Session Configuration
You can configure Hive’s behavior within the CLI using SET commands.
- Set Execution Engine:
SET hive.execution.engine=tez;
For Tez setup, refer to Hive on Tez.
- Enable Debugging:
SET hive.log.level=DEBUG;
- View Settings:
SET;
Executing Queries in the Hive CLI
The Hive CLI is primarily used for running HiveQL queries, which are translated into MapReduce, Tez, or Spark jobs. Here’s how to execute queries effectively.
Interactive Queries
Enter queries directly at the hive> prompt:
SELECT COUNT(*) FROM customers;
The CLI displays results in the terminal. For large datasets, consider redirecting output to a file:
hive -e "SELECT * FROM customers" > output.txt
Script Execution
Run multiple queries from a file using the -f option:
hive -f queries.hql
A sample queries.hql might contain:
USE sales;
CREATE TABLE orders (order_id INT, customer_id INT);
INSERT INTO orders VALUES (101, 1);
SELECT * FROM orders;
For complex queries, explore Complex Queries.
Silent Mode
To suppress verbose output (e.g., MapReduce logs), use silent mode:
hive --hiveconf hive.root.logger=ERROR,console
Practical Examples of Hive CLI Usage
Let’s walk through real-world scenarios to demonstrate the CLI’s capabilities.
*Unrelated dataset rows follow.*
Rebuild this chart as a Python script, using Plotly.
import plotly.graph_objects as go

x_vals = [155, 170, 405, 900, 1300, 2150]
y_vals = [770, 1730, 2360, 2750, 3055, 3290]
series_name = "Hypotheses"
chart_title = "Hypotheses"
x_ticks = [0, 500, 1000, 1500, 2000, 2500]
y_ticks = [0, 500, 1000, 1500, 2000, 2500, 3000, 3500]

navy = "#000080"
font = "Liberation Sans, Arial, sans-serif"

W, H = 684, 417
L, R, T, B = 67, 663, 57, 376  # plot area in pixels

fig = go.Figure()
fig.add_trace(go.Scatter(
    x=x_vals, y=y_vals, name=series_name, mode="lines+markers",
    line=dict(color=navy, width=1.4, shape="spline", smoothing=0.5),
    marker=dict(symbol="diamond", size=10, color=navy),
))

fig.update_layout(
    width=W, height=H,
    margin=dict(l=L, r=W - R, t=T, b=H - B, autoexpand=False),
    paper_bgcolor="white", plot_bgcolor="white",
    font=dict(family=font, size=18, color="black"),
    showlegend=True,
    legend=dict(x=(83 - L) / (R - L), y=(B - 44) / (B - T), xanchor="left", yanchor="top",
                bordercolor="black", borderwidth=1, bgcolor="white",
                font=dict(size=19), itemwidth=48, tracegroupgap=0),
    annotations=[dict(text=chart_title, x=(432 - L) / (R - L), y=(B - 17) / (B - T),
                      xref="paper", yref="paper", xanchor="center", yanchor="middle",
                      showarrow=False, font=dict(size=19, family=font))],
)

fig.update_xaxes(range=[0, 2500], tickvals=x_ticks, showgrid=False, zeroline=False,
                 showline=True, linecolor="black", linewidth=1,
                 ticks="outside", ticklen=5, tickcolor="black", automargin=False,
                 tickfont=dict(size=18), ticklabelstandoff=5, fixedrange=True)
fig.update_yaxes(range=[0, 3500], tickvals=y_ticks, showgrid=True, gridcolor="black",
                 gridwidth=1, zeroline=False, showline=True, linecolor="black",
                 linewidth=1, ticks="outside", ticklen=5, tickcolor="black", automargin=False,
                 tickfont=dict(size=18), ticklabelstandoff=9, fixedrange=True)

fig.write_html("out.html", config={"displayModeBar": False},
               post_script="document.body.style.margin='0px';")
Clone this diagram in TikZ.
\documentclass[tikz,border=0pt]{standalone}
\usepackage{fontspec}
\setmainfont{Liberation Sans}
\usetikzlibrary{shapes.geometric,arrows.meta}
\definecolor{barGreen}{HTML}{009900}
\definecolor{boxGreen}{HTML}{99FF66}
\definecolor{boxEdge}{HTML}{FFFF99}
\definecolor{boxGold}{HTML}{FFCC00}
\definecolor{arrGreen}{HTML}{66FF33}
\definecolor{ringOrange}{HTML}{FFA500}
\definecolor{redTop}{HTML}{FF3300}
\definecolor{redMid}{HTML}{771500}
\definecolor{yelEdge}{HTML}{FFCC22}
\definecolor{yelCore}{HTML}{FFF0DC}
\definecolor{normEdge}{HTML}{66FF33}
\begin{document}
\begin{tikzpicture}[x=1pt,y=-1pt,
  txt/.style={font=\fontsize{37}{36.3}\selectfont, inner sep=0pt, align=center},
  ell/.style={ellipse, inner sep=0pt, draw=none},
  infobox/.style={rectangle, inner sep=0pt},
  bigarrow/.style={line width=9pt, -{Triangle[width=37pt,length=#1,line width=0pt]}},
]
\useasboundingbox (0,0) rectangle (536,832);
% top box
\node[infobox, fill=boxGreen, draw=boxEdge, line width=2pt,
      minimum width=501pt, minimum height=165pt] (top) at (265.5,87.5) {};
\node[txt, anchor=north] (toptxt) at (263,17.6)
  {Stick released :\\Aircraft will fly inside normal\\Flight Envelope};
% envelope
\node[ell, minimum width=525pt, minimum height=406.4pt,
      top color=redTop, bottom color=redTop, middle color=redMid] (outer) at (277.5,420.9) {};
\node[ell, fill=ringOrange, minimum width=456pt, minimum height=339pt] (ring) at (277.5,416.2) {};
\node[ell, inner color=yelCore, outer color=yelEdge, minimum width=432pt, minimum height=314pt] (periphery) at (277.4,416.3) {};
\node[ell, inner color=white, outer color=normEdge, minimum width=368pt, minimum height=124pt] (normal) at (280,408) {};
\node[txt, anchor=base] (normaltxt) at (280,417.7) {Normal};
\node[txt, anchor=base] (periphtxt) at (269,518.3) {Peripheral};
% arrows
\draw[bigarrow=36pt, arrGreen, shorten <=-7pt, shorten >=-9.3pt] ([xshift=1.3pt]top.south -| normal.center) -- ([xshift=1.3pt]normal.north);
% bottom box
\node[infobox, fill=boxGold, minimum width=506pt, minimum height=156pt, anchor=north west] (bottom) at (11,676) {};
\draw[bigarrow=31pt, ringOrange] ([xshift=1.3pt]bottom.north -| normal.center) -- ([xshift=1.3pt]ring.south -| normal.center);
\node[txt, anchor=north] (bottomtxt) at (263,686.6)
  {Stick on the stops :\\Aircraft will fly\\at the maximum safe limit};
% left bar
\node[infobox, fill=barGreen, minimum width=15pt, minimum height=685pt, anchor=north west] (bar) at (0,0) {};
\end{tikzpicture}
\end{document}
Example 1: Creating and Querying a Sales Database
- Create Database and Table:
CREATE DATABASE retail;
USE retail;
CREATE TABLE products (
product_id INT,
name STRING,
price FLOAT
)
STORED AS PARQUET;
- Insert Data:
INSERT INTO products VALUES (1, 'Laptop', 999.99), (2, 'Phone', 499.99);
- Query Data:
SELECT name, price FROM products WHERE price > 500;
This example demonstrates basic CRUD operations. For Parquet storage details, see Parquet File.
Example 2: Analyzing Log Data
Assume you have a table logs with web server logs:
CREATE TABLE logs (
timestamp STRING,
user_id INT,
action STRING
)
PARTITIONED BY (date STRING)
STORED AS ORC;
- Add Partition:
ALTER TABLE logs ADD PARTITION (date='2025-05-20');
- Insert Sample Data:
INSERT INTO logs PARTITION (date='2025-05-20')
VALUES ('2025-05-20 12:00:00', 101, 'click');
- Analyze Clicks:
SELECT action, COUNT(*) AS count
FROM logs
WHERE date='2025-05-20'
GROUP BY action;
For partitioning, refer to Creating Partitions.
Troubleshooting Common CLI Issues
The Hive CLI can encounter issues due to misconfigurations or resource constraints. Common problems include:
- “Hadoop not found”: Ensure HADOOP_HOME is set correctly. See Hive Environment Variables.
- Metastore Connection Failure: Verify hive.metastore.uris in hive-site.xml. Check Hive Metastore Setup.
- Slow Queries: Switch to Tez or Spark for better performance. See Hive on Spark.
- Out of Memory: Increase JVM memory in hive-env.sh with HIVE_OPTS="-Xmx4g".
For a comprehensive error list, visit Common Errors in Hive.
Transitioning to Beeline
While the Hive CLI is powerful, it lacks advanced security features like Kerberos authentication, making Beeline a better choice for production environments. Beeline connects to HiveServer2, offering improved scalability and security. To transition:
- Start HiveServer2:
hive --service hiveserver2
- Connect with Beeline:
beeline -u jdbc:hive2://localhost:10000
For Beeline usage, see Using Beeline. The Apache Hive Beeline Guide provides further details.
Advanced CLI Features
The Hive CLI supports advanced features for power users:
- User-Defined Functions (UDFs):
CREATE FUNCTION my_udf AS 'com.example.MyUDF' USING JAR 'hdfs:///udf.jar';
Learn more in User-Defined Functions.
- Explain Plans:
EXPLAIN SELECT * FROM customers;
This shows the query execution plan, useful for optimization. See Execution Plan Analysis.
- External Tables:
CREATE EXTERNAL TABLE ext_logs ( log_line STRING ) LOCATION 'hdfs:///logs';
For external table details, refer to Creating Tables.
Managing CLI Sessions Effectively
To streamline CLI usage:
- Use Scripts: Store repetitive queries in .hql files for reuse.
- Alias Commands: Create shell aliases (e.g., alias hcli='hive') in .bashrc.
- Monitor Jobs: Use Hadoop’s JobTracker UI to track query progress.
For production monitoring, explore Monitoring Hive Jobs.
Conclusion
The Hive CLI is a versatile tool for interacting with Hive’s data warehouse, offering a simple yet powerful interface for querying and managing data. From creating databases to analyzing large datasets, the CLI supports a wide range of tasks, making it a go-to choice for developers and analysts. This guide has covered setup, core commands, practical examples, and troubleshooting, equipping you to use the CLI effectively. While Beeline may be preferred for secure, production-grade environments, the Hive CLI remains a valuable tool for development and ad-hoc analysis.